Até o momento em que foi aqui abordado o tema, tal situação deveria transcorrer sem os maiores problemas se o caso não se tratasse de um indicado que é parente em primeiro grau do Presidente da República. A situação é enquadrada como Nepotismo, que se refere às competências elencadas no artigo 84, inciso VI, alínea a da Constituição Federal, uma vez que o cargo diz respeito à Administração Pública Federal. Tal interpretação deriva da aplicação conjunta dos artigos 1°, 2° e 3°, que são componentes do Decreto (7203/2010) que define aquilo que seria a prática nepotista.
Contudo, cabe aqui a lembrança da Súmula 13 (publicada em agosto de 2008), do Supremo Tribunal Federal, a qual identifica como Nepotismo a nomeação para os cargos que sejam de natureza exclusivamente administrativa, descartando os provenientes de indicação evidentemente política. Destaco o trecho de voto do Ministro Luís Roberto Barroso quando da Reclamação tangente ao Agravo Regimental n° 28.024, no qual afirma que:
“O Supremo Tribunal Federal tem afastado a aplicação da Súmula Vinculante 13 a cargos públicos de natureza política, ressalvados os casos de inequívoca falta de razoabilidade, por manifesta ausência de qualificação técnica ou inidoneidade moral. (...)”

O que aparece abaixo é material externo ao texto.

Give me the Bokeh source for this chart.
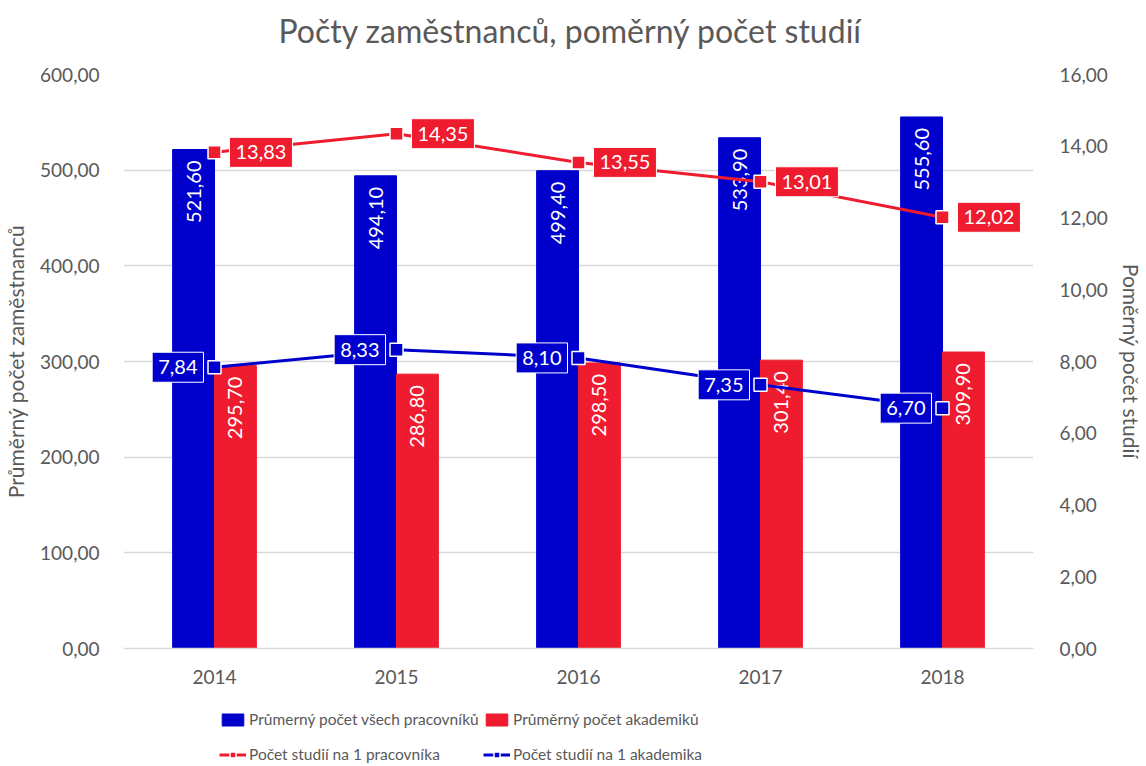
from math import pi
from bokeh.plotting import figure
from bokeh.layouts import column
from bokeh.models import (FactorRange, Range1d, LinearAxis, SingleIntervalTicker,
                          CustomJSTickFormatter, ColumnDataSource, Legend, LegendItem)
from bokeh.transform import dodge
from bokeh.core.properties import value
from bokeh.embed import file_html
from bokeh.resources import INLINE

title_text = ["Počty zaměstnanců, poměrný počet studií"]
years = ["2014", "2015", "2016", "2017", "2018"]
all_staff = [521.6, 494.1, 499.4, 533.9, 555.6]
academics = [295.7, 286.8, 298.5, 301.4, 309.9]
per_worker = [13.83, 14.35, 13.55, 13.01, 12.02]
per_academic = [7.84, 8.33, 8.10, 7.35, 6.70]
legend_labels = ["Průmerný počet všech pracovníků", "Průměrný počet akademiků",
                 "Počet studií na 1 pracovníka", "Počet studií na 1 akademika"]

BLUE = "#0000CC"
RED = "#EE1C2E"
GREY = "#595959"
GRID = "#D9D9D9"
FONT = "Lato"


def fmt(v):
    return f"{v:.2f}".replace(".", ",")


def strip(height, x_range, y_range):
    f = figure(width=1146, height=height, x_range=x_range, y_range=y_range,
               output_backend="svg", toolbar_location=None, min_border=0)
    f.axis.visible = False
    f.grid.grid_line_color = None
    f.outline_line_color = None
    return f


src = ColumnDataSource(dict(
    year=years, all=all_staff, acad=academics, pw=per_worker, pa=per_academic,
    all_lbl=[fmt(v) for v in all_staff], acad_lbl=[fmt(v) for v in academics],
    pw_lbl=[fmt(v) for v in per_worker], pa_lbl=[fmt(v) for v in per_academic],
))

# title strip
tt = strip(56, Range1d(0, 1), Range1d(0, 1))
tt.text(x=[0.5], y=[1], text=title_text, text_align="center", text_baseline="middle",
        y_offset=30, x_offset=-8, text_font=value(FONT), text_font_size="32px", text_color=GREY)

p = figure(width=1146, height=634, x_range=FactorRange(*years), y_range=Range1d(0, 600),
           output_backend="svg", toolbar_location=None,
           min_border_left=123, min_border_right=106, min_border_top=18, min_border_bottom=42)
p.extra_y_ranges = {"right": Range1d(0, 16)}

p.outline_line_color = None
p.xgrid.grid_line_color = None
p.ygrid.grid_line_color = GRID
p.ygrid.grid_line_width = 1.3

fmt_js = CustomJSTickFormatter(code="return tick.toFixed(2).replace('.', ',');")

p.yaxis.ticker = SingleIntervalTicker(interval=100)
p.yaxis.formatter = fmt_js
p.yaxis.axis_label = "Průměrný počet zaměstnanců"

right = LinearAxis(y_range_name="right", ticker=SingleIntervalTicker(interval=2), formatter=fmt_js,
                   axis_label="Poměrný počet studií")
p.add_layout(right, "right")

for ax, st, lst in [(p.yaxis[0], 18, 9), (right, 20, 8)]:
    ax.axis_line_color = None
    ax.major_tick_line_color = None
    ax.minor_tick_line_color = None
    ax.major_label_text_font = FONT
    ax.major_label_text_font_size = "19px"
    ax.major_label_text_color = GREY
    ax.major_label_standoff = st
    ax.axis_label_text_font = FONT
    ax.axis_label_text_font_size = "21px"
    ax.axis_label_text_font_style = "normal"
    ax.axis_label_text_color = GREY
    ax.axis_label_standoff = lst

p.xaxis.axis_line_color = GRID
p.xaxis.axis_line_width = 1.3
p.xaxis.major_tick_line_color = None
p.xaxis.minor_tick_line_color = None
p.xaxis.major_label_text_font = FONT
p.xaxis.major_label_text_font_size = "19px"
p.xaxis.major_label_text_color = GREY
p.xaxis.major_label_standoff = 15

bar_style_blue = dict(fill_color=BLUE, line_color=BLUE)
bar_style_red = dict(fill_color=RED, line_color=RED)
p.vbar(x=dodge("year", -0.115, range=p.x_range), top="all", width=0.23, source=src, **bar_style_blue)
p.vbar(x=dodge("year", 0.115, range=p.x_range), top="acad", width=0.23, source=src, **bar_style_red)

lbl_common = dict(angle=pi / 2, text_align="right", text_baseline="middle", y_offset=11,
                  text_color="white", text_font=value(FONT), text_font_size="20px", source=src)
p.text(x=dodge("year", -0.115, range=p.x_range), y="all", text="all_lbl", **lbl_common)
p.text(x=dodge("year", 0.115, range=p.x_range), y="acad", text="acad_lbl", **lbl_common)

line_style_red = dict(line_color=RED, line_width=3)
line_style_blue = dict(line_color=BLUE, line_width=3)
mk_red = dict(marker="square", size=13, fill_color=RED, line_color="white", line_width=1.5)
mk_blue = dict(marker="square", size=13, fill_color=BLUE, line_color="white", line_width=1.5)

p.line(x="year", y="pw", y_range_name="right", source=src, **line_style_red)
p.scatter(x="year", y="pw", y_range_name="right", source=src, **mk_red)
p.line(x="year", y="pa", y_range_name="right", source=src, **line_style_blue)
p.scatter(x="year", y="pa", y_range_name="right", source=src, **mk_blue)

box_common = dict(y_range_name="right", source=src, text_color="white", text_font=value(FONT),
                  text_font_size="20px", text_baseline="middle", border_line_color="white",
                  border_line_width=1, padding=dict(left=6, right=6, top=8, bottom=8))
p.text(x="year", y="pw", text="pw_lbl", text_align="left", x_offset=15,
       background_fill_color=RED, **box_common)
p.text(x="year", y="pa", text="pa_lbl", text_align="right", x_offset=-11,
       background_fill_color=BLUE, **box_common)

# legend strip below the chart (its proxy glyphs use the same data, kept outside its view)
lg = strip(76, FactorRange(*years), Range1d(1000, 1001))
lg.extra_y_ranges = {"right": Range1d(1000, 1001)}
r_bar_all = lg.vbar(x="year", top="all", width=0.23, source=src, **bar_style_blue)
r_bar_acad = lg.vbar(x="year", top="acad", width=0.23, source=src, **bar_style_red)
r_l_pw = lg.line(x="year", y="pw", y_range_name="right", source=src, **line_style_red)
r_s_pw = lg.scatter(x="year", y="pw", y_range_name="right", source=src, marker="square", size=10,
                    fill_color=RED, line_color="white", line_width=1.5)
r_l_pa = lg.line(x="year", y="pa", y_range_name="right", source=src, **line_style_blue)
r_s_pa = lg.scatter(x="year", y="pa", y_range_name="right", source=src, marker="square", size=10,
                    fill_color=BLUE, line_color="white", line_width=1.5)

leg_common = dict(orientation="vertical", border_line_color=None, background_fill_alpha=0,
                  padding=0, margin=0, spacing=15, label_standoff=3, glyph_width=27,
                  glyph_height=15, label_text_font=FONT, label_text_font_size="15.5px",
                  label_text_color=GREY, label_height=20)
leg1 = Legend(items=[LegendItem(label=legend_labels[0], renderers=[r_bar_all]),
                     LegendItem(label=legend_labels[2], renderers=[r_l_pw, r_s_pw])],
              location=(96, 2), **leg_common)
leg2 = Legend(items=[LegendItem(label=legend_labels[1], renderers=[r_bar_acad]),
                     LegendItem(label=legend_labels[3], renderers=[r_l_pa, r_s_pa])],
              location=(360, 2), **leg_common)
lg.add_layout(leg1, "center")
lg.add_layout(leg2, "center")

layout = column(tt, p, lg, spacing=0)
open("out.html", "w").write(file_html(layout, INLINE))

Dessa forma, partindo do pressuposto que a acusação de falta de razoabilidade não venha a comprometer a nomeação, conclui-se que o Poder Judiciário não pode impedir a mera pretensão presidencial baseada na indicação. Note-se que deve ser aquela (a nomeação) sucedida por esta (a indicação), isto é, faz-se premente que se dirija a vontade política emanada pelo Poder Executivo primeiramente ao Legislativo, nos moldes do artigo 39 da supracitada Lei do Serviço Exterior Brasileiro:
“Art. 39. Mediante aprovação prévia do Senado Federal, os Chefes de Missão Diplomática Permanente e de Missão ou Delegação Permanente junto a organismo internacional serão nomeados pelo Presidente da República com o título de Embaixador. (...)”
Assim, interpreta-se que o Senado Federal é o responsável pela decisão de escolher previamente os embaixadores, a partir da indicação presidencial, sendo etapas imunes da intervenção do Poder Judiciário, no escopo de garantia da Independência e da Harmonia entre os Poderes Constituintes, tal qual determina o artigo 2° da Magna Carta. A provocação no Judiciário poderá sim ocorrer apenas a partir do momento em que se der a nomeação, sendo discutidas as características intrínsecas deste caso e a aplicabilidade da vigorante Súmula.
O ato também pode ser passível de nulidade com base na interpretação do caput do artigo 37 no que diz respeito aos princípios constitucionais que vinculam a Administração Pública, a saber, “legalidade, impessoalidade, moralidade, publicidade e eficiência”, independentemente da incidência de nepotismo. Para isto, basta uma realização de Arguição por Descumprimento de Preceito Fundamental (ADPF) acerca da nomeação perante a Corte Suprema, uma vez tendo sido devidamente respeitadas as etapas anteriores.